Just out curiosity, does anybody know if AMD has future plans for Athlon 64, single or dual core, on socket 754?
Originally posted by: wazzledoozle
Well I took the leap and flashed the Nforce3-A with the Biostar bios-
http://www.biostar-usa.com/mbdownloads.asp?model=NF325-A7
It went fine, I used the flashing utility from Biostar also. I have my 3100+ running at 2.4 GHz with vcore of 1.55, seems to be perfectly stable. 1Mb superpi is 38s![]()
The bios has a max FSB of 320, and better a better hardware monitor.
I uninstalled the chipset drivers before flashing, and after it booted into windows fine and I just reinstalled them.
Originally posted by: Zap
If your CPU doesn't support Cool and Quiet, then you cannot lower the multiplier. Most boards (even ones you can undervolt) won't let you lower the HTT below the default of 200MHz. PCI clock should always be 33MHz.
Originally posted by: ElFenix
what is the safe PCI clock range on this thing?
i'm trying to underclock it, making up for the fact that the processor (S2800+) isn't cnq enabled. and the PCI speed just keeps going lower and lower. i would assume that at some point it gets too low and the devices start messing up.
Originally posted by: Zap
I'm not positive, but it should be.
interestingOriginally posted by: Peter
Originally posted by: ElFenix
what is the safe PCI clock range on this thing?

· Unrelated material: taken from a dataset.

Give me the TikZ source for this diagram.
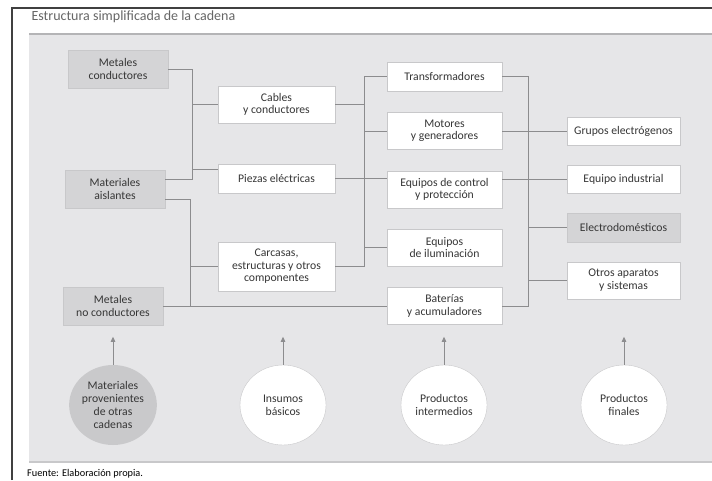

i'm trying to underclock it, making up for the fact that the processor (S2800+) isn't cnq enabled. and the PCI speed just keeps going lower and lower. i would assume that at some point it gets too low and the devices start messing up.
"33 MHz" PCI, which is what we got here, is originally specified for 20-33 MHz operation. All PCI devices are (by the book) obliged to not care about the exact frequency - however, given how long it's been that nobody made chipsets that /regularly/ run at anything but 33 MHz exactly, you might find that some chips don't like it.
You'll have to try, but by what the papers say, it should be safe. (It is at the expense of bandwidth, obviously.)
Originally posted by: Undersea
I would try to clear CMOS and update bios!